August consumer prices were pushed lower by slumping energy costs and posted their first decline since October, the Labor Department said, while core inflation rose as expected.
"That's good news considering the cut in the fed funds rate yesterday. It was supportive of what the Fed did yesterday," said Richard Huber, an economist at A.G. Edwards and Sons.
Inflation is under scrutiny by the Federal Reserve, which on Tuesday slashed interest rates by a half percentage point to 4.75 percent to shield the economy from the housing market slump, but also warned it was monitoring price pressures.

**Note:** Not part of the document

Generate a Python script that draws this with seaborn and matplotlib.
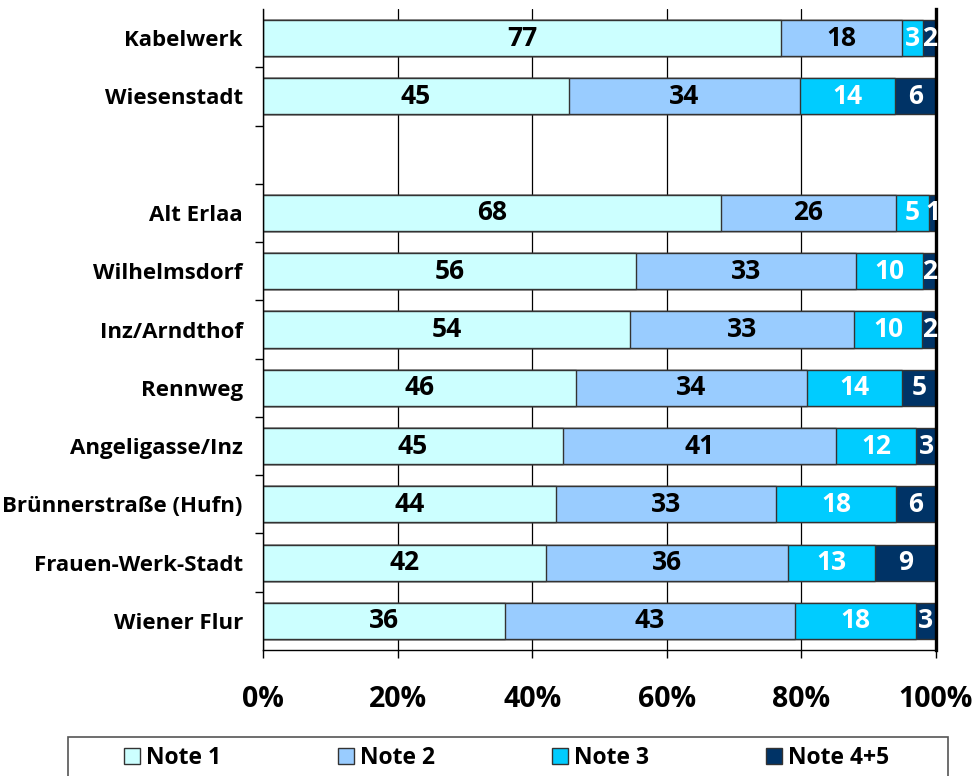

Stock futures added to gains on the weaker-than-forecast inflation data, while U.S. government debt prices were steady at lower levels. The dollar was also steady after the reports.
Analysts polled by Reuters had forecast the closely watched consumer price index, the government's key gauge of inflation, to be unchanged in August after a 0.1 percent gain in July.
Excluding volatile food and energy price, core inflation advanced 0.2 percent last month matching the forecast and July's rise, the Labor Department said.
But calculating core inflation's change more precisely showed its gain remained a mild 0.1503 percent.